- Boasting about an honorary degree is one step up from bragging about a cycling proficiency badge, you might think. But Sean Combs, aka Puff Daddy, P Diddy or just Diddy, enthusiastically trumpeted his honorary degree from Howard University in Washington DC, where he also gave the commencement address to graduating students. The rapper and producer, who dropped out of Howard after two years on a business major, provided updates to his 9.7 million Twitter followers using the hashtag #DrCombs (clarifying the situation for anyone who thought he might henceforth be known as Dr Diddy). In his address, he told students that they were “magical creatures” capable of shaping the future, the Daily Mail reported on 11 May. He also referenced his own songs and concluded with the baffling statement: “At night I be flying. I believe I can fly. I am a unicorn. You are a unicorn. We are unicorns.”
- Last week’s Week in HE detailed the row over president of the Oxford Union Benjamin Sullivan’s membership of a college drinking society. To add to his woes, Mr Sullivan was arrested on suspicion of rape and attempted rape on 7 May and later released on bail. And now the University of Oxford’s societies have come under “renewed scrutiny”, The Times said on 10 May. Among examples highlighted by the paper were the invitation-only Piers Gaveston Society, which, said one former member, “is like the Bullingdon, but with a s***load of drugs”, and the Millers, a men-only society whose members are chosen for their “sporting prowess and general laddishness”. One member cheerfully noted how a first-year student last year “fell down some stairs and was hospitalised with concussion and a minor brain haemorrhage”.
- Edinburgh Napier University students will face interview panels that include dogs. The university “will have dogs sitting in when conducting interviews for its veterinary school, which is hoped to both relax nervous students and see how comfortable they are around animals”, reported the Metro on 11 May. “The education system is clearly starting to see the benefits of canine interaction,” said the newspaper, noting that the University of Aberdeen introduced a roomful of puppies last year to help its students to combat exam stress. Efficiencies and outsourcing are all the rage in higher education, but putting non-humans in frontline admissions and student services roles is surely a step too far. Mind you, any dog working for biscuits and tummy tickles may attract envious looks from academic colleagues on zero-hours contracts.

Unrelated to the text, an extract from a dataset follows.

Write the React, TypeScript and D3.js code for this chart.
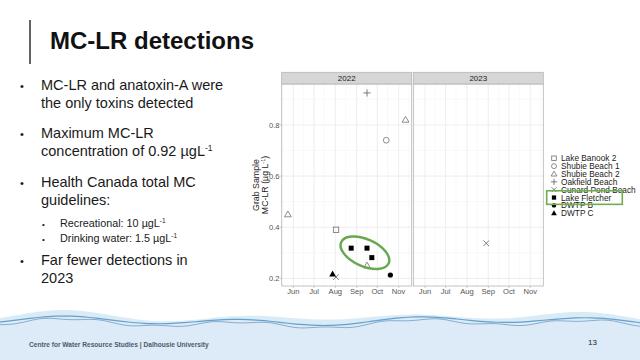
import React from "react";
import * as d3 from "d3";

const sites = ["Lake Banook 2", "Shubie Beach 1", "Shubie Beach 2", "Oakfield Beach", "Cunard Pond Beach", "Lake Fletcher", "DWTP B", "DWTP C"];
const shapes = ["sqOpen", "circOpen", "triOpen", "plus", "cross", "sqFill", "circFill", "triFill"];
const years = [2022, 2023];
const obsSite = ["Lake Banook 2", "Shubie Beach 1", "Shubie Beach 2", "Shubie Beach 2", "Shubie Beach 2", "Oakfield Beach", "Cunard Pond Beach", "Cunard Pond Beach", "Lake Fletcher", "Lake Fletcher", "Lake Fletcher", "DWTP B", "DWTP C"];
const obsDate = ["2022-08-02", "2022-10-14", "2022-05-24", "2022-09-16", "2022-11-11", "2022-09-16", "2022-08-02", "2023-08-29", "2022-08-24", "2022-09-16", "2022-09-23", "2022-10-20", "2022-07-28"];
const obsValue = [0.39, 0.74, 0.45, 0.25, 0.82, 0.925, 0.205, 0.337, 0.318, 0.318, 0.281, 0.213, 0.217];
const yTicks = [0.2, 0.4, 0.6, 0.8];
const yMinor = [0.3, 0.5, 0.7, 0.9];
const monthLabels = ["Jun", "Jul", "Aug", "Sep", "Oct", "Nov"];

const bullets = [
  { lines: ["MC-LR and anatoxin-A were", "the only toxins detected"], sup: [null, null] },
  { lines: ["Maximum MC-LR", "concentration of 0.92 µgL"], sup: [null, "-1"] },
  { lines: ["Health Canada total MC", "guidelines:"], sup: [null, null] },
];
const subBullets = [
  { text: "Recreational: 10 µgL", sup: "-1" },
  { text: "Drinking water: 1.5 µgL", sup: "-1" },
];
const lastBullet = ["Far fewer detections in", "2023"];

const parse = d3.timeParse("%Y-%m-%d");

function Shape({ kind, x, y, s = 1 }: { kind: string; x: number; y: number; s?: number }) {
  const grey = "#6e6e6e";
  switch (kind) {
    case "sqOpen":
      return <rect x={x - 2.7 * s} y={y - 2.7 * s} width={5.4 * s} height={5.4 * s} fill="none" stroke={grey} strokeWidth={0.8} />;
    case "circOpen":
      return <circle cx={x} cy={y} r={2.9 * s} fill="none" stroke={grey} strokeWidth={0.8} />;
    case "triOpen":
      return <path d={`M${x},${y - 3.4 * s}L${x + 3.4 * s},${y + 2.4 * s}L${x - 3.4 * s},${y + 2.4 * s}Z`} fill="none" stroke={grey} strokeWidth={0.8} />;
    case "plus":
      return <path d={`M${x - 3.6 * s},${y}H${x + 3.6 * s}M${x},${y - 3.6 * s}V${y + 3.6 * s}`} stroke={grey} strokeWidth={0.9} />;
    case "cross":
      return <path d={`M${x - 2.8 * s},${y - 2.8 * s}L${x + 2.8 * s},${y + 2.8 * s}M${x - 2.8 * s},${y + 2.8 * s}L${x + 2.8 * s},${y - 2.8 * s}`} stroke={grey} strokeWidth={0.9} />;
    case "sqFill":
      return <rect x={x - 2.5 * s} y={y - 2.5 * s} width={5 * s} height={5 * s} fill="#000" />;
    case "circFill":
      return <circle cx={x} cy={y} r={2.6 * s} fill="#000" />;
    case "triFill":
      return <path d={`M${x},${y - 3.4 * s}L${x + 3.4 * s},${y + 2.4 * s}L${x - 3.4 * s},${y + 2.4 * s}Z`} fill="#000" />;
  }
  return null;
}

export default function App() {
  const W = 640, H = 360;
  const top = 84, bottom = 286;
  const panelX = [281.7, 413.3];
  const panelW = 130;
  const stripH = 11.7;
  const y = d3.scaleLinear().domain([0.17, 0.96]).range([bottom, top]);
  const shapeOf = d3.scaleOrdinal<string, string>().domain(sites).range(shapes);

  const xScale = (yr: number, i: number) =>
    d3.scaleTime().domain([new Date(yr, 4, 15), new Date(yr, 10, 20)]).range([panelX[i], panelX[i] + panelW]);

  const bodyFont = "'Liberation Sans', Arial, sans-serif";

  // footer wave
  const waveX = d3.range(0, 641, 8);
  const waveY = (x: number) => 321 - 3.2 * Math.sin((x - 20) / 28) - 1.8 * Math.sin((x + 40) / 67);
  const waveLine = d3.line<number>().x((d) => d).y((d) => waveY(d)).curve(d3.curveBasis);
  const waveArea = d3.area<number>().x((d) => d).y0(H).y1((d) => waveY(d)).curve(d3.curveBasis);
  const waveLine2 = d3.line<number>().x((d) => d).y((d) => waveY(d) + 2.5 + 1.2 * Math.sin(d / 9)).curve(d3.curveBasis);
  const hiArea = d3.area<number>().x((d) => d).y0((d) => waveY(d)).y1((d) => waveY(d) - 4 - 2 * Math.sin(d / 40)).curve(d3.curveBasis);

  const lineH = 18.3;
  const bulletStarts = [90, 138, 186.7];

  // legend
  const legX = 554, legTextX = 561, legY0 = 158.3, legStep = 7.85;
  const fletcherIdx = sites.indexOf("Lake Fletcher");

  // ellipse annotation
  const ex = xScale(2022, 0)(parse("2022-09-13")!);
  const ey = y(0.3);

  return (
    <svg width={W} height={H} style={{ position: "absolute", left: 0, top: 0, background: "#fff" }}>
      <rect x={0} y={0} width={W} height={H} fill="#fff" />
      {/* title */}
      <line x1={30} x2={30} y1={20} y2={64} stroke="#111" strokeWidth={1.3} />
      <text x={50} y={49} fontFamily={bodyFont} fontWeight="bold" fontSize={24} fill="#111">MC-LR detections</text>

      {/* bullets */}
      <g fontFamily={bodyFont} fill="#1a1a1a">
        {bullets.map((b, bi) => (
          <g key={bi}>
            <text x={20} y={bulletStarts[bi]} fontSize={11}>•</text>
            {b.lines.map((ln, li) => (
              <text key={li} x={41} y={bulletStarts[bi] + li * lineH} fontSize={14.5}>
                {ln}
                {b.sup[li] && <tspan fontSize={8.5} dy={-5.5}>{b.sup[li]}</tspan>}
              </text>
            ))}
          </g>
        ))}
        {subBullets.map((sb, i) => (
          <g key={i}>
            <text x={42} y={226.7 + i * 15} fontSize={8}>•</text>
            <text x={60} y={226.7 + i * 15} fontSize={10.8}>
              {sb.text}
              <tspan fontSize={6.5} dy={-4}>{sb.sup}</tspan>
            </text>
          </g>
        ))}
        <text x={20} y={265} fontSize={11}>•</text>
        {lastBullet.map((ln, i) => (
          <text key={i} x={41} y={265 + i * 17.7} fontSize={14.5}>{ln}</text>
        ))}
      </g>

      {/* panels */}
      <g fontFamily={bodyFont}>
        {years.map((yr, i) => {
          const x = xScale(yr, i);
          const months = d3.timeMonth.range(new Date(yr, 5, 1), new Date(yr, 10, 2));
          const minorM = d3.timeDay.range(new Date(yr, 4, 16), new Date(yr, 10, 17), 1).filter((d) => d.getDate() === 16);
          const pts = obsDate.map((d, k) => ({ d: parse(d)!, v: obsValue[k], s: obsSite[k] })).filter((p) => p.d.getFullYear() === yr);
          return (
            <g key={yr}>
              <rect x={panelX[i]} y={top} width={panelW} height={bottom - top} fill="#fff" />
              {minorM.map((m, k) => (
                <line key={"mx" + k} x1={x(m)} x2={x(m)} y1={top} y2={bottom} stroke="#f2f2f2" strokeWidth={0.5} />
              ))}
              {yMinor.map((v) => (
                <line key={"my" + v} x1={panelX[i]} x2={panelX[i] + panelW} y1={y(v)} y2={y(v)} stroke="#f2f2f2" strokeWidth={0.5} />
              ))}
              {months.map((m, k) => (
                <line key={"gx" + k} x1={x(m)} x2={x(m)} y1={top} y2={bottom} stroke="#e6e6e6" strokeWidth={0.7} />
              ))}
              {yTicks.map((v) => (
                <line key={"gy" + v} x1={panelX[i]} x2={panelX[i] + panelW} y1={y(v)} y2={y(v)} stroke="#e6e6e6" strokeWidth={0.7} />
              ))}
              <rect x={panelX[i]} y={top} width={panelW} height={bottom - top} fill="none" stroke="#b5b5b5" strokeWidth={0.8} />
              <rect x={panelX[i]} y={top - stripH} width={panelW} height={stripH} fill="#d6d6d6" stroke="#b5b5b5" strokeWidth={0.8} />
              <text x={panelX[i] + panelW / 2} y={top - 3} textAnchor="middle" fontSize={8} fill="#1a1a1a">{yr}</text>
              {months.map((m, k) => (
                <g key={"t" + k}>
                  <line x1={x(m)} x2={x(m)} y1={bottom} y2={bottom + 2} stroke="#b5b5b5" strokeWidth={0.7} />
                  <text x={x(m)} y={293.5} textAnchor="middle" fontSize={7.6} fill="#555">{monthLabels[k]}</text>
                </g>
              ))}
              {pts.map((p, k) => (
                <Shape key={k} kind={shapeOf(p.s)} x={x(p.d)} y={y(p.v)} />
              ))}
            </g>
          );
        })}
        {yTicks.map((v) => (
          <g key={"yl" + v}>
            <line x1={panelX[0] - 2} x2={panelX[0]} y1={y(v)} y2={y(v)} stroke="#b5b5b5" strokeWidth={0.7} />
            <text x={279.5} y={y(v) + 2.8} textAnchor="end" fontSize={7.6} fill="#555">{v.toFixed(1)}</text>
          </g>
        ))}
        <g transform={`translate(258.5, ${(top + bottom) / 2}) rotate(-90)`}>
          <text x={0} y={0} textAnchor="middle" fontSize={8.8} fill="#222">Grab Sample</text>
          <text x={0} y={9} textAnchor="middle" fontSize={8.8} fill="#222">
            MC-LR (µg L<tspan fontSize={5.5} dy={-3}>-1</tspan><tspan dy={3}>)</tspan>
          </text>
        </g>

        {/* legend */}
        {sites.map((s, k) => (
          <g key={s}>
            <Shape kind={shapeOf(s)} x={legX} y={legY0 + k * legStep} s={0.85} />
            <text x={legTextX} y={legY0 + k * legStep + 3} fontSize={8.3} fill="#1a1a1a">{s}</text>
          </g>
        ))}
        <rect x={546.7} y={legY0 + fletcherIdx * legStep - 6.8} width={75.6} height={13.6} fill="none" stroke="#6fad4e" strokeWidth={1.6} />

        {/* annotation ellipse */}
        <ellipse cx={ex} cy={ey} rx={26} ry={13.5} transform={`rotate(24 ${ex} ${ey})`} fill="none" stroke="#6aa84f" strokeWidth={2.4} />
      </g>

      {/* footer */}
      <path d={hiArea(waveX)!} fill="#c9e2f3" opacity={0.7} />
      <path d={waveArea(waveX)!} fill="#dcebf7" />
      <path d={waveLine(waveX)!} fill="none" stroke="#3d86bd" strokeWidth={1.2} opacity={0.75} />
      <path d={waveLine2(waveX)!} fill="none" stroke="#1f5f93" strokeWidth={0.8} opacity={0.55} />
      <text x={29} y={347} fontFamily={bodyFont} fontWeight="bold" fontSize={6.6} fill="#4d5a68">Centre for Water Resource Studies | Dalhousie University</text>
      <text x={588} y={345} fontFamily={bodyFont} fontSize={8} fill="#222">13</text>
    </svg>
  );
}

- Remarks by Mary Curnock Cook, the chief executive of Ucas, at the International Baccalaureate Schools and Colleges Association conference in London were reported on the front page of the Daily Telegraph on 13 May. She discussed how she did not go to university until her forties, adding that school leavers often fail to choose the right course. “I do sometimes think that higher education is wasted on the young,” she said. Ms Curnock Cook also discussed “sleepwalkers” – more affluent pupils who start a degree at 18 because “their parents probably went to university and it’s never been a real question for them about whether they should”. It’s lucky student numbers have bounced back – some potential young applicants might misinterpret Ms Curnock Cook’s words and decide not to “waste” their £9,000 a year.
- Colin Pillinger, the planetary scientist best known for his attempt to land a probe on Mars, has died aged 70. Professor Pillinger, founder of the Planetary and Space Sciences Research Institute at The Open University, died after suffering a brain haemorrhage at his home in Cambridge. He led the 2003 Beagle 2 project, a probe built to search for life on Mars but that vanished before the landing took place. “His vision of space exploration and his dedication to it inspired the nation,” said David Willetts, the universities and science minister. The BBC News website noted on 8 May that Professor Pillinger had once recounted how, in The Open University car park, he beat a lorry to a parking space and feared being “thumped” as he saw the driver walk towards him. The professor said: “He stuffed this huge paw through the window and said: ‘You’re the man who launched Beagle 2, aren’t you? I want to shake your hand, mate.’ And that to me says everything. There’s nobody in the UK I didn’t reach.”